Litany #4 is that a very minor contingent of bad apples give the rest
a bad name. Here in VA we were regularly having these ceremonies
where naked Confederates boxes of bones were deposited on the steps
of the State Capitol building and buried with all due ceremony.
First, grave disturbance, second, theft of the buttons on the uniform
(how does one know they were Confederate?), third, criminal trespass,
fourth, transport of a body without a permit. All of that went
unremarked and not one of these birds was charged with anything.
Litany # 5 is that there is no context. Sometimes, that is true. Most
of the time, when there are pit features, artifact distributions and
the like, the argument holds no water.
Litany #6 is that archaeologists should buy the land that they want
to preserve. This is the first obfuscatory point normally made, and
equally specious.
Litany #7 is that they work with archaeologists if asked. True, to a
point. But, where Mike Johnson, Fairfax County archaeologist, worked
with the Northern VA Relic Collectors Association, not once did they
involve him until AFTER they had vacuum cleaned the sites. They let
him photo artifacts, sometimes.
Working with relic collectors has been tried by all sorts of
archaeologists, from the self-described curmudgeons to the get along
with anyone types and it just doesn't lead to productive outcomes.
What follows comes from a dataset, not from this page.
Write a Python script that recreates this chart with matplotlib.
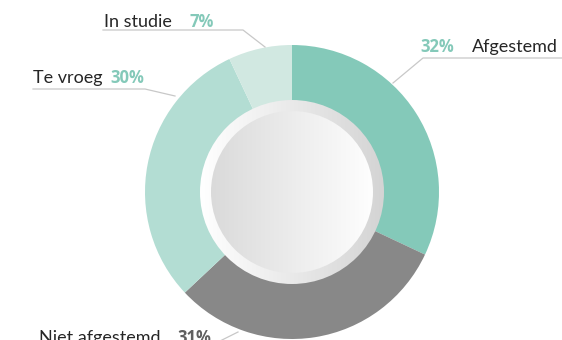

Public lands have been looted, parks with earthworks have been
looted, graveyards have been robbed and archaeological sites have
been pillaged.
In my view, the only workable solution will be to get down in the
trenches with them, and point by point, demolish their arguments,
pull the BS out, spotlight the horrible practices and keep pounding
that until change is forced. Each time a newspaper article is
written, such as the one in the Post, we have to think ahead to
counter each point in the standard litany. After all, there might be
a few unwritten sites hanging around, but I'd have to say that 99% of
our stuff has a report. That cannot be said for the relic collectors,
and in fact way less than 1/1000 of them ever write anything. Shame
them into doing better. If we lose that war, we have only ourselves
to blame for not being able to counter their arguments effectively.
Moral relativism be damned. It just isn't.